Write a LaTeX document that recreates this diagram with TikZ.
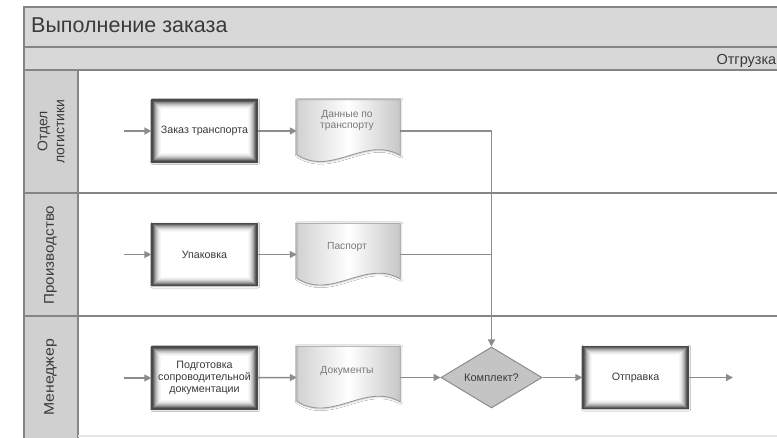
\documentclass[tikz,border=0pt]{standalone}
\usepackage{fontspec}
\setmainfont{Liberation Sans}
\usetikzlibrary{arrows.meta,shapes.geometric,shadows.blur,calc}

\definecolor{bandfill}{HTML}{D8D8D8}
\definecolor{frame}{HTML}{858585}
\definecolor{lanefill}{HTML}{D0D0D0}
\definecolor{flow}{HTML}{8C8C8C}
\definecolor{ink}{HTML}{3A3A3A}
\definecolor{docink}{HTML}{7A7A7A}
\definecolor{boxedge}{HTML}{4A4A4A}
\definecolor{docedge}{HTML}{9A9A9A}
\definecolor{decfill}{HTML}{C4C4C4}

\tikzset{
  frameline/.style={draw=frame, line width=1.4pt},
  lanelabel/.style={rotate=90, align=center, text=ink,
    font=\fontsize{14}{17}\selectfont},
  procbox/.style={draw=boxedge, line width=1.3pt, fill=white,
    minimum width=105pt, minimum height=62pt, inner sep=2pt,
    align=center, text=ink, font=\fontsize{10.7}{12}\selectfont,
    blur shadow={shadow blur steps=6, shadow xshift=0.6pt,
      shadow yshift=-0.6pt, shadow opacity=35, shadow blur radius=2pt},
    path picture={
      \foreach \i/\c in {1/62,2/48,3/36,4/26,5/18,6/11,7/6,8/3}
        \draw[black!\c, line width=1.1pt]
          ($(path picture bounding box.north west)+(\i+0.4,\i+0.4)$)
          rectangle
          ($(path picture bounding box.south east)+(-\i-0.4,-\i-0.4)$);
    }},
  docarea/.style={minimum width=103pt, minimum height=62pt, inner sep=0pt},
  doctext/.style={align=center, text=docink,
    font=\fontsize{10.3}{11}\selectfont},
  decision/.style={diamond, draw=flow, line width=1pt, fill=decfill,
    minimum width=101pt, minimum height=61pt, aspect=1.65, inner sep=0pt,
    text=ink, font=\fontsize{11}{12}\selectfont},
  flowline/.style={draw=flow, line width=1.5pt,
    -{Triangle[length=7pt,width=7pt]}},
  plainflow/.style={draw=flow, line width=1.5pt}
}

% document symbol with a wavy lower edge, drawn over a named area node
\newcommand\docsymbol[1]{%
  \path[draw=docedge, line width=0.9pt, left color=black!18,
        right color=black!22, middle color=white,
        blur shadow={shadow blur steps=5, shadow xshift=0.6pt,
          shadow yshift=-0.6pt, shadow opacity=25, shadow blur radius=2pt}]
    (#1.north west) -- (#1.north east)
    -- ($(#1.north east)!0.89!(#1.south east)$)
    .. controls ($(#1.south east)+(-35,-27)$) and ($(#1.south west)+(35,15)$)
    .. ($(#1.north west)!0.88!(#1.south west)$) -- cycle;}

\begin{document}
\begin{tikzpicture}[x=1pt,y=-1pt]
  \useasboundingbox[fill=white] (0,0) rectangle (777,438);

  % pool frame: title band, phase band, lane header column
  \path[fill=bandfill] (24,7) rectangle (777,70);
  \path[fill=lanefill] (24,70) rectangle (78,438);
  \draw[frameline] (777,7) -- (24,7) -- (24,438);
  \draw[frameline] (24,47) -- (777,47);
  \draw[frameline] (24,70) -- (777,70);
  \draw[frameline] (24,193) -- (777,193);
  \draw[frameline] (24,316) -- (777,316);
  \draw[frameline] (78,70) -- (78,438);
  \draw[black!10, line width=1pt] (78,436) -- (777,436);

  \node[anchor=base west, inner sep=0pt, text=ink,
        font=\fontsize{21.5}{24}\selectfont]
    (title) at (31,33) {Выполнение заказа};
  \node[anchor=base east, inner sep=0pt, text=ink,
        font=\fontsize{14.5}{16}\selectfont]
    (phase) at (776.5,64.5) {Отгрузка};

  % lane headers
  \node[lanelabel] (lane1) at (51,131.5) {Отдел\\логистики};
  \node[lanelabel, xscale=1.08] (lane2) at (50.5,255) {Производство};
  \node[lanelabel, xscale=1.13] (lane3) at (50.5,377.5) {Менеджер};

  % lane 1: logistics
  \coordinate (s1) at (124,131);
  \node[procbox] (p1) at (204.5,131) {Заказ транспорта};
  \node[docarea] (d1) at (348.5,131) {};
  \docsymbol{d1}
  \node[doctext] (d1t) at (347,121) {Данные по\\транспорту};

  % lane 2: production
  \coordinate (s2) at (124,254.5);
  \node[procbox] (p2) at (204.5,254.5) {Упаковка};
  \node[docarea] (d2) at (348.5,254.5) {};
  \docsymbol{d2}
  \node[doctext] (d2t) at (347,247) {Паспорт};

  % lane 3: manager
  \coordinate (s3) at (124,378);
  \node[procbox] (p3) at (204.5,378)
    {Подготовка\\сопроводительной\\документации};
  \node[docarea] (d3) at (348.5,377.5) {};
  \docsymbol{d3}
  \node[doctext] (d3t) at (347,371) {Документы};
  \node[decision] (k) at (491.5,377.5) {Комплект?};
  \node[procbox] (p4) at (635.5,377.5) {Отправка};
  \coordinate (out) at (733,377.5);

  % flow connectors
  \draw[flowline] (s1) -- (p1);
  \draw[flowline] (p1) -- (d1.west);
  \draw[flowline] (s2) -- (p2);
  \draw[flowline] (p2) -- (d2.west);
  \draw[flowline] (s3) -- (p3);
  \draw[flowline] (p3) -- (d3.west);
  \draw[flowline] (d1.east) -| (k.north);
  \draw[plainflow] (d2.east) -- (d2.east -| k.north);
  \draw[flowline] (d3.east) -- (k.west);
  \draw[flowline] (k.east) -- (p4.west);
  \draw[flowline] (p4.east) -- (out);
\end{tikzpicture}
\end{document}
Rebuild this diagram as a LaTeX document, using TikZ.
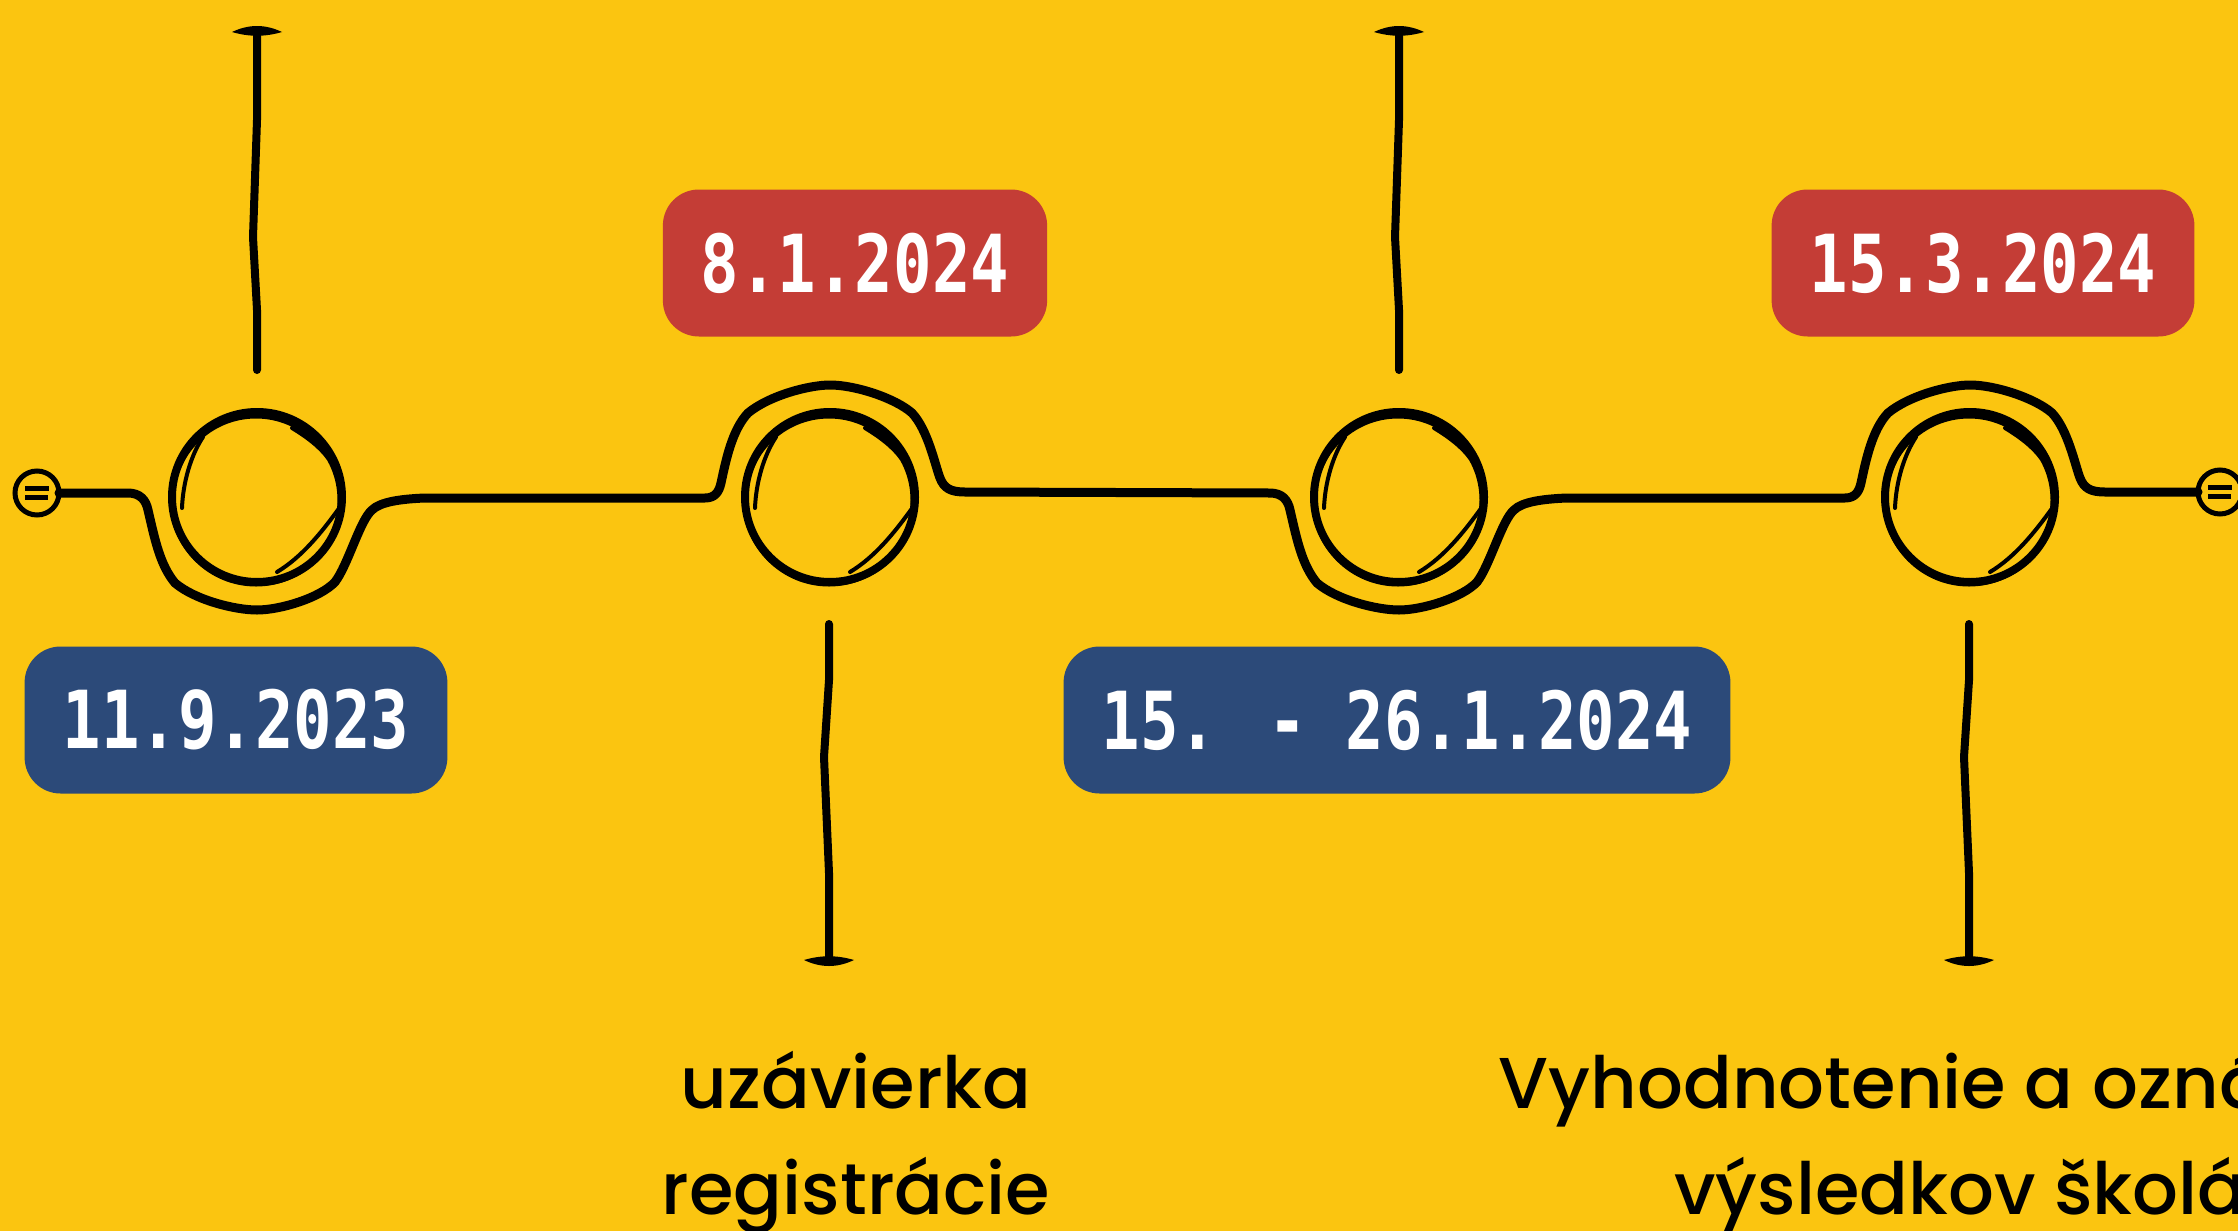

EXERCISE PROMPT. Pull out every line in the data above that has the word "with".

ANSWER TO THE EXERCISE.
Write a LaTeX document that recreates this diagram with TikZ.
% document symbol with a wavy lower edge, drawn over a named area node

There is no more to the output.